- 3 sliced of bacon
- about 2 tbl butter
- 10 eggs
- 1/3 cup mayo
- 1 tbl dijon mustard
- 1 scallion chopped finely
- 1 tsp tarragon
- a pinch of ground pepper
why hello there lover…yeah, i’m talking to the bacon (and the eggs).
i’m speechless today. i am. i really am. can you imagine? me, speechless? there is too much pressure today. way too much.
my husband’s pacing, my kids don’t know what to do with themselves because they are waiting for people to arrive. me, i’m hiding out in the kitchen (not unusual). it’s the safest space for me to be right now.

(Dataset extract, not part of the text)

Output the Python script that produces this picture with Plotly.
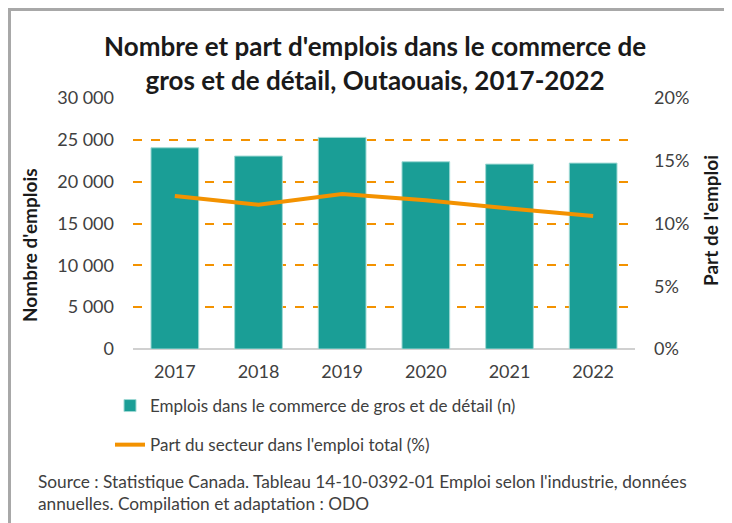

while i’m hiding out i decided to post one last super bowl recipe. you have 3 hours till it starts so technically you still have time to make one more dish. really, you do.
so with out further ado, the recipe.
bacon deviled eggs adapted from bon appetit
to prep: add 10 eggs to a pot. cover with water. bring to a boil. cover, take off burner and let them sit for 10 minutes. set them in ice water and prepare the rest. get ready to make the best deviled egg recipe ever.
- peel and half you eggs. put yolks in a bowl and set aside.
- while the above is happening. get 3 slices of bacon. chop them up and cook till brown. turn off the heat. spoon all those bacon pieces out. you need 2tbl of fat so if you think you might not have enough, i didn’t, add butter to make it 2 tbl. let this cool off and prepare the rest.
- in a bowl mash the yolks and add bacon fat, mayo, mustard, scallions, tarragon and pepper, mash some more and mix it all together.
- if you are like me and have piping tools in your house (still not sure why i have them), pipe the egg mixture into the eggs. if you do not have piping tools use a zip lock bag. empty mixture into bag, snip off a tip and there you go.
- top with cooked bacon and a sprinkle of paprika.